My program does NxN matrices multiplication where elements of both the matrices are initialized to values (0, 1, 2, ... N) using a for loop. Both the matrix elements are of type float. There is no memory allocation problem. Matrix sizes are input as a multiple of 4 eg: 4x4 or 8x8 etc. The answers are verified with a sequential calculation. Everything works fine upto matrix size of 64x64. A difference between the sequential version and SSE version is observed only when the matrix size exceeds 64 (eg: 68 x 68).

SSE snippet is as shown (size = 68):

void matrix_mult_sse(int size, float *mat1_in, float *mat2_in, float *ans_out) { __m128 a_line, b_line, r_line; int i, j, k; for (k = 0; k < size * size; k += size) { for (i = 0; i < size; i += 4) { j = 0; b_line = _mm_load_ps(&mat2_in[i]); a_line = _mm_set1_ps(mat1_in[j + k]); r_line = _mm_mul_ps(a_line, b_line); for (j = 1; j < size; j++) { b_line = _mm_load_ps(&mat2_in[j * size + i]); a_line = _mm_set1_ps(mat1_in[j + k]); r_line = _mm_add_ps(_mm_mul_ps(a_line, b_line), r_line); } _mm_store_ps(&ans_out[i + k], r_line); } } }

With this, the answer differs at element 3673 where I get the answers of multiplication as follows

scalar: 576030144.000000 & SSE: 576030208.000000

I also wrote a similar program in Java with the same initialization and setup and N = 68 and for element 3673, I got the answer as 576030210.000000

Now there are three different answers and I'm not sure how to proceed. Why does this difference occur and how do we eliminate this?

Was it helpful?

Solution

I am summarizing the discussion in order to close this question as answered.

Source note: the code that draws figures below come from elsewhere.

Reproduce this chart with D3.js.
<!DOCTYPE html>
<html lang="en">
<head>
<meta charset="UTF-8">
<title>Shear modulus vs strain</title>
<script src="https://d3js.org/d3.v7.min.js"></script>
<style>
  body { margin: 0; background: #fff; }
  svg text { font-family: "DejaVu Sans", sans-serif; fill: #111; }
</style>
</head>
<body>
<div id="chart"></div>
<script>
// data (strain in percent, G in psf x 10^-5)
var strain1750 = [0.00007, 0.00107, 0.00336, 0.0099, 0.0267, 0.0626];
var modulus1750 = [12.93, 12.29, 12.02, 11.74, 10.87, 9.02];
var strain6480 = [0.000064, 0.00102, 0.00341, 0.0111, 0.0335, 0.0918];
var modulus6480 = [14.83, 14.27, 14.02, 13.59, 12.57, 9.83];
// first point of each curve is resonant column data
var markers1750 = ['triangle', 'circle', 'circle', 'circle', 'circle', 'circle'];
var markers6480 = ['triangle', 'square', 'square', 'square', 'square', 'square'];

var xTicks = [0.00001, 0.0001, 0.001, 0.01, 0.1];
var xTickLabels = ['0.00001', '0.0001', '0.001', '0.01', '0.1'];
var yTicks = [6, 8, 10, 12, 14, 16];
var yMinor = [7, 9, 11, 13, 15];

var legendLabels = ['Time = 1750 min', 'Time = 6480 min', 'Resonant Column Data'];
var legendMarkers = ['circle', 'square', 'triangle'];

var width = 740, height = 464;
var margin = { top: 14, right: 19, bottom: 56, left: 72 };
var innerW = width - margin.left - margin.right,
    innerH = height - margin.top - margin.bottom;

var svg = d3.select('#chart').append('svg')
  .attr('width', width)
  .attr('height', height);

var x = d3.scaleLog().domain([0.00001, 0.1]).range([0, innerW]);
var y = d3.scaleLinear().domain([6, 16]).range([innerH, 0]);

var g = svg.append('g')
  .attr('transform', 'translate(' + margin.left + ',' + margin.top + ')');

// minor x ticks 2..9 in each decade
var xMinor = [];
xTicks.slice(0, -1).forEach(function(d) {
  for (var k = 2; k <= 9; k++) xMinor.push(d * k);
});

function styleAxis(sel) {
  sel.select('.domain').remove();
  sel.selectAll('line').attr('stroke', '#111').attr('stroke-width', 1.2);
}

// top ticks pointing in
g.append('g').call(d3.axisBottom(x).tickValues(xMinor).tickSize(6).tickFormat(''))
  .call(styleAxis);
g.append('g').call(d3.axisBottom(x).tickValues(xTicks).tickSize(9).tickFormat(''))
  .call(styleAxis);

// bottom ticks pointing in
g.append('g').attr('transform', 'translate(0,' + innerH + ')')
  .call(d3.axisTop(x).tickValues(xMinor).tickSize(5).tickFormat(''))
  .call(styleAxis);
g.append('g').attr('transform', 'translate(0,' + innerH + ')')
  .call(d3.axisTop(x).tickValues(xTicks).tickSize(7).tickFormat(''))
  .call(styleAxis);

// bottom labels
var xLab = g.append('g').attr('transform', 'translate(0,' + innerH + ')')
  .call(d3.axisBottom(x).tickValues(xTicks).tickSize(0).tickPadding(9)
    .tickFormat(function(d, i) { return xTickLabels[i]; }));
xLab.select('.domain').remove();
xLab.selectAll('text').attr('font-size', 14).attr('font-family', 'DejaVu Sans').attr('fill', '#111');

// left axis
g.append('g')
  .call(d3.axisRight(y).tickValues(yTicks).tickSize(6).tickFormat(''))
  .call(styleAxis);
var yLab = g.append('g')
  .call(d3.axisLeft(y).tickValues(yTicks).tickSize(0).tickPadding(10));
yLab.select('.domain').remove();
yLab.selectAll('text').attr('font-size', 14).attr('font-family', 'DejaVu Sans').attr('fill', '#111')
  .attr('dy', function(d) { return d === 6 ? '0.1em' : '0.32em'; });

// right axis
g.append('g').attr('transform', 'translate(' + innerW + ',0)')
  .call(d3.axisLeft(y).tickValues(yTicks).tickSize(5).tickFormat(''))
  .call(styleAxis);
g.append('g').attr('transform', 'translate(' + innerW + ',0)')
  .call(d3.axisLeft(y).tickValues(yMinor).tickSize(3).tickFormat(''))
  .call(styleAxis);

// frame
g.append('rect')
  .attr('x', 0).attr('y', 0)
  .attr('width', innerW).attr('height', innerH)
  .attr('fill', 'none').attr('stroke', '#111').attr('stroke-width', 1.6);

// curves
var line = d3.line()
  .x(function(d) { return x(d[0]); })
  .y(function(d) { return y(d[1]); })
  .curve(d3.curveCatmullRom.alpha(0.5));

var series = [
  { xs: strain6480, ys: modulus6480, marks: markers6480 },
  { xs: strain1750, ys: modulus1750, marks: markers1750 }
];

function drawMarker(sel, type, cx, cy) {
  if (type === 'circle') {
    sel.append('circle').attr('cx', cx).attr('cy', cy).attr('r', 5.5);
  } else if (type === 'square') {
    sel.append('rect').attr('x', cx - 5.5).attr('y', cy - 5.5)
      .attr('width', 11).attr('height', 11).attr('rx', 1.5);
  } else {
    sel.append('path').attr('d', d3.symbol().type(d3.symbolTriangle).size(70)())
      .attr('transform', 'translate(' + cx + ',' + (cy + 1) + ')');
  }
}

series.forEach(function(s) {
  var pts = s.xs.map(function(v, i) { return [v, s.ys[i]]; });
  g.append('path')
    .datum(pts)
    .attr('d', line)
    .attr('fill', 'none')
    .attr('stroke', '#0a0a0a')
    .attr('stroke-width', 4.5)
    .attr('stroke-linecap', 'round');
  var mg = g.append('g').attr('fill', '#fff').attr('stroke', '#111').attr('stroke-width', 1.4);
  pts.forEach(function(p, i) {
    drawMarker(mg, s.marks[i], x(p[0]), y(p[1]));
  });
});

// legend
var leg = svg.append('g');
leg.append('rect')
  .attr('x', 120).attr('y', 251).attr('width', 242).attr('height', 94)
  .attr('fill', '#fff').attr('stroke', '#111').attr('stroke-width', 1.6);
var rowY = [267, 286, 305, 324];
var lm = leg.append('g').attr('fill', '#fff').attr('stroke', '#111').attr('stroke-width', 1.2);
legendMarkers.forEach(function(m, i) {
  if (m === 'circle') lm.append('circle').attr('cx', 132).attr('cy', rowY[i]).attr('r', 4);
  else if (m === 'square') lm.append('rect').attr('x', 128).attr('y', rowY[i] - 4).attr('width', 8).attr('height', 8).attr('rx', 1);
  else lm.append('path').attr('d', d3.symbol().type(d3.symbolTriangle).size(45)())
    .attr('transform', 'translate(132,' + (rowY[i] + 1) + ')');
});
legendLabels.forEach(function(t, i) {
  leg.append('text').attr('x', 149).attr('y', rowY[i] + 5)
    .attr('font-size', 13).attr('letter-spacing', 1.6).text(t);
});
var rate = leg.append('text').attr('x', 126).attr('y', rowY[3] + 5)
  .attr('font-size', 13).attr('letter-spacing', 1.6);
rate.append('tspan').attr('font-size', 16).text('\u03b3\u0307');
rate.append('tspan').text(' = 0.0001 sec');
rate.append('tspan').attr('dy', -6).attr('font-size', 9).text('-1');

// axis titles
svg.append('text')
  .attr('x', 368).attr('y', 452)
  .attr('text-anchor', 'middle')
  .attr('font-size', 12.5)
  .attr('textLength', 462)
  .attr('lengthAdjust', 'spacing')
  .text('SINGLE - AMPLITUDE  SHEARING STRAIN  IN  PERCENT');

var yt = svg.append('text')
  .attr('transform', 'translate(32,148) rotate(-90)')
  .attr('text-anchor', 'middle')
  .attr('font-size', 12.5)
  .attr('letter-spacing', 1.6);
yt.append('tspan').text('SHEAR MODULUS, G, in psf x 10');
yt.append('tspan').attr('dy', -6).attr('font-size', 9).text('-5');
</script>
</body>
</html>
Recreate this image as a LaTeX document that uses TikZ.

So according to the article (What Every Computer Scientist Should Know About Floating-Point Arithmetic) in link, floating point always results in a rounding error which is a direct consequence of the approximate representation nature of the floating point number.

Arithmetic operations such as addition, subtraction etc results in a precision error. Hence, the 6 most significant digits of the floating point answer (irrespective of where the decimal point is situated) can be considered to be accurate while the other digits may be erroneous (prone to precision error).